Eğitim, bir yönü ile geleceği merkeze alan, hayal gücünü kullanarak tasarlayan ve üreten insanların yetiştirilmesine dönük olarak işleyen süreçler bütünüdür. İnsanı, “Eşrefi Mahlukat” yapan özellik, kendisine öğretilen bilgiyle yetinmeden varlığını Yüce Yaradan’ın emrettiği şekilde tekâmül ettirip, kendisine verilenlerle yeni bilgiler üretmesidir. Zira insan anlama ve anlamlandırma kabiliyetiyle yaratılmıştır. Hem kendini hem de kendi dışındaki varlıkları ve hadiseleri anlamak ve anlamlandırmak arzusundadır.

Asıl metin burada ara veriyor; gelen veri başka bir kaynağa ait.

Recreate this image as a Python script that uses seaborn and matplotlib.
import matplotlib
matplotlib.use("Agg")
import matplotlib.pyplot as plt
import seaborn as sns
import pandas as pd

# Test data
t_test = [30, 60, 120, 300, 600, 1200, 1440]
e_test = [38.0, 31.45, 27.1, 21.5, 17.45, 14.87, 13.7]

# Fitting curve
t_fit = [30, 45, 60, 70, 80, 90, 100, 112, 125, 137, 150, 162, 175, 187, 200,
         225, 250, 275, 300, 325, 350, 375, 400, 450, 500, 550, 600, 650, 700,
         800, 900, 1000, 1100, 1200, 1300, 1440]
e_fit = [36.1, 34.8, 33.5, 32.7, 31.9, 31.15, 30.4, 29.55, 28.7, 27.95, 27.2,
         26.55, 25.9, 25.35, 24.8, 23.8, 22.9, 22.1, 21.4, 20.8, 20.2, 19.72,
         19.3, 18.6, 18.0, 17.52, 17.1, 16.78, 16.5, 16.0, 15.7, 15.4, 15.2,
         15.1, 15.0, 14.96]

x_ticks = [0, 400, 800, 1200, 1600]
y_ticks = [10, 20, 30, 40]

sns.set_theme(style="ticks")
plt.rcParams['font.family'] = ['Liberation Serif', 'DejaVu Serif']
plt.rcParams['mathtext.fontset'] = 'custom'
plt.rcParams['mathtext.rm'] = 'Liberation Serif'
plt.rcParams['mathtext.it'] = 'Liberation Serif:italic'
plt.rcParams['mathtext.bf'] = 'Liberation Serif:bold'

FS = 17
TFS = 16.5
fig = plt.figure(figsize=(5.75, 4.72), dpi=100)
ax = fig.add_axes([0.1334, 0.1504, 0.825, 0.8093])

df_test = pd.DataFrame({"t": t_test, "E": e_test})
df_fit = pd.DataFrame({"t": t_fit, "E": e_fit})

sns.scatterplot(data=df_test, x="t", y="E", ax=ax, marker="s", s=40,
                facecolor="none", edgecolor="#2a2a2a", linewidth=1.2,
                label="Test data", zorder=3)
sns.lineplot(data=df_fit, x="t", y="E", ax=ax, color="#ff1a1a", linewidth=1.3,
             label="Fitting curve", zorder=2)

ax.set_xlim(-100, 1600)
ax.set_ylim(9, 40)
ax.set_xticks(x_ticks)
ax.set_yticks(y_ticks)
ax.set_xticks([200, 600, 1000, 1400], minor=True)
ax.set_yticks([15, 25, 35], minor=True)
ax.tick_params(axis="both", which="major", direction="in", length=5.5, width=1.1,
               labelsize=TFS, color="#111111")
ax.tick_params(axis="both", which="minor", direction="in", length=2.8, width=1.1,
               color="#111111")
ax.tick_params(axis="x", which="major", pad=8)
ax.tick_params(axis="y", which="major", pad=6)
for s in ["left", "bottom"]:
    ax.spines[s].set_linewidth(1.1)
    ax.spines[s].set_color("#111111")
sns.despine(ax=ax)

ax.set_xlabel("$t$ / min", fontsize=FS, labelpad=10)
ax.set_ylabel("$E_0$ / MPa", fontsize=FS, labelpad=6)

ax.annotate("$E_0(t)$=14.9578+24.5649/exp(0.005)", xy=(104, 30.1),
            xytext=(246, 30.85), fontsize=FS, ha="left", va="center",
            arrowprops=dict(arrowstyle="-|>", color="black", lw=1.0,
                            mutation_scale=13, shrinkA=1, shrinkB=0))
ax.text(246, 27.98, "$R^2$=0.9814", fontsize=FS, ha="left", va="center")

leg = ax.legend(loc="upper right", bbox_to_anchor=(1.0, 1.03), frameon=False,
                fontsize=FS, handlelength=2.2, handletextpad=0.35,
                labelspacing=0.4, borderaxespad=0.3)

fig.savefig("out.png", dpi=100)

İnsan aklın ve düşünce kapasitesinin ölçüleri dahilinde, kendisi ve diğer varlıklar arasındaki ilişkiyi çözümler ve anlamlı bir zemine yerleştirmeye çalışır. Bu noktada, insanın tasavvuru devreye girer. İnsan tasavvuru, bir kısmı doğuştan gelen, bir kısmı da beşikten mezara kadar geçen süreçte elde edilen bilgilerle şekillenir. İnsan, tasavvurunun temelini oluşturan bu ham bilgileri işleyip anlamlandırmakla Rabbine verdiği sözün gereklerini yerine getirebilecek özne konumuna gelebilir. Bu nedenle hazır üretilmiş bilgiyi yetişen nesillere aktaran ve onları sadece bilgi transfer edilen bir “flaş bellek nesil” konumuna indirgeyerek nesleleştiren eğitim sisteminden vazgeçilerek, bireyin kendi farkına varmasını sağlayan, potansiyelini ortaya çıkaran ve özne olarak var olmasının gerekli yeteneklerini ona kazandıracak bir eğitim felsefesiyle eğitim anlayışımızın temelleri atılmalıdır. 


​İnsanın yaratılıştan getirdiği kabiliyetleri/doğası ve doğal şartların kendisine uygun mahiyette sunduğu imkanlar öğrenme faaliyetleri ile bir potada eritilerek ahenkli bir şekilde bütünleştirilmelidir.

Bu sürecin ilk başladığı yer ailedir. Ailenin ilk görevi hayatta güçlü bir şekilde tutulmasını gereken çocuğa ihtiyacı olan güven duygusunu vermektir ailenin sağlam temeller üzerine bina edildiği bir ortamda gelişimini sağlayan nesiller hem bireysel gelişimlerini hem geleceklerine dair güvenli bir inanç duygusu içinde olurlar. Dışa açık, kendini ifade edebilen, takım çalışmasına yatkın bir zihin yapısının temelini ailede alan çocuk, bu sağlam temel üzerine gelişimine okulda devam eder. Öğrenme sürecinin ana yapısı bu sistemle belirlendiğinde öğretmen ve öğrenciye düşen sorumluluklar her iki tarafın özne konumunda olarak etkileşim ve iletişim içinde olmasını beraberinde getirecektir. Bu noktada hem fiziksel hem yapısal olarak değişen özgün bir okul modeli ortaya çıkmış olacaktır. Böylece okullarımız hem bireylerin kendilerini özgürce gerçekleştirdikleri, ifade ettikleri, geliştirdikleri, anlamlandırdıkları hem de ortak akılı oluşturarak birliktelik içinde aynı hedefe doğru yol alabilecekleri  zeminleri öğrencilere sunan yapılar olacaktır.